Seismic Research Permitting Failures Needs To Be Addressed By Legislation, House Committee Says

“The House Natural Resources Committee probed how issues with offshore seismic research permitting can hinder oil and natural gas development on the outer continental shelf during a subcommittee hearing on Friday.

The federal permitting process for geological and geophysical (G&G) surveying that spans multiple federal agencies and the Subcommittee on Energy and Mineral Resources explored how it could be hindering research and development.

Walter Cruickshank, acting director of the Bureau of Ocean Management (BOEM), testified that “critically important” geological and geophysical data does more than support oil and gas development. It also impacts renewable energy, coastal restoration, and planning for natural disasters, he said.
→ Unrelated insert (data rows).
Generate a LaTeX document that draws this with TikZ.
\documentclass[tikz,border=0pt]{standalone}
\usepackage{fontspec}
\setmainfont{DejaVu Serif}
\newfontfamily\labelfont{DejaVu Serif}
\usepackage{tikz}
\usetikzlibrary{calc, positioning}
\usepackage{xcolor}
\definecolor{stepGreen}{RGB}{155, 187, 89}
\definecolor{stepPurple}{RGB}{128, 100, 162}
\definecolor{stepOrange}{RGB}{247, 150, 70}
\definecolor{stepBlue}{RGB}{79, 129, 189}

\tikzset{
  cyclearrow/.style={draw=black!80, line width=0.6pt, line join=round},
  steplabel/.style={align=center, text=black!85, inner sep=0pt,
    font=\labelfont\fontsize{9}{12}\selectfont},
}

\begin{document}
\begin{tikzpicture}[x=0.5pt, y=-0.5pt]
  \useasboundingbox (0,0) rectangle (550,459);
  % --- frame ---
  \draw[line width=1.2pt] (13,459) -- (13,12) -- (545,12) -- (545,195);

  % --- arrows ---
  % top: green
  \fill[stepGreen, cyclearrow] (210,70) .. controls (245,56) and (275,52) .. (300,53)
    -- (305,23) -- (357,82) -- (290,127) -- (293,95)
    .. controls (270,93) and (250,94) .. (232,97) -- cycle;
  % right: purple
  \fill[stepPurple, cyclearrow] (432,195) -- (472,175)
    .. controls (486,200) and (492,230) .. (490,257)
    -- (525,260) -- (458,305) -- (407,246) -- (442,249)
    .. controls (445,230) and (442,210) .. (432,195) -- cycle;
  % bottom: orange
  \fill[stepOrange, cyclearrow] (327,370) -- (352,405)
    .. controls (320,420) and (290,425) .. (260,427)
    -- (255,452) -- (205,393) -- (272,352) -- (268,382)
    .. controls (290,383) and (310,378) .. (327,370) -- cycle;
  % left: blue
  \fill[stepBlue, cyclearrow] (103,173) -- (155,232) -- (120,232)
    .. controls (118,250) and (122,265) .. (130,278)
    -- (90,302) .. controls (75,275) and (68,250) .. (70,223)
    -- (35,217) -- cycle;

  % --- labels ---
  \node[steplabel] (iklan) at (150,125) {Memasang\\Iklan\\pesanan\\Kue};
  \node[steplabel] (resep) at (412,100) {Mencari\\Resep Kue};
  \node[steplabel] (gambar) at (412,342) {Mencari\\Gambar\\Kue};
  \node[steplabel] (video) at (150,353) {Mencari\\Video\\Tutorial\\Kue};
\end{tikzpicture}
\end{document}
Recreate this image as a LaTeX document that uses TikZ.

However, a Government Accountability Office report released in December indicated that intentional delays and political decisions appeared to contribute to permitting failures.

“Under the Obama administration, there were six G&G permits that were essentially yanked from the applicants for purely political reasons,” U.S. Rep. Paul Gosar (R-AZ), chairman of the subcommittee, said. “Failure to properly process these permits, and failure to develop a proper path forward for future permits, keeps our country in the dark about our offshore resources, hindering our nation’s ability to make informed, long-term leasing decisions.”

Ryan Steen, a representative of the International Association of Geophysical Contractors, said the permit denial was an “abrupt political decision, on the eve of a new presidency, to summarily deny all permit applications. BOEM has since correctly reinstated the permit applications, which remain under agency review.”

Steen added that “ambiguous, outed[sic] and unclear language” and an arcane permitting process were the “primary cause of administrative delay” in offshore seismic research permitting.

The Trump Administration announced in May that it would reconsider the six permits. Additionally, the House Natural Resources Committee approved a legislative package in November that would bring regulatory certainty and clarity to offshore seismic permitting processes.”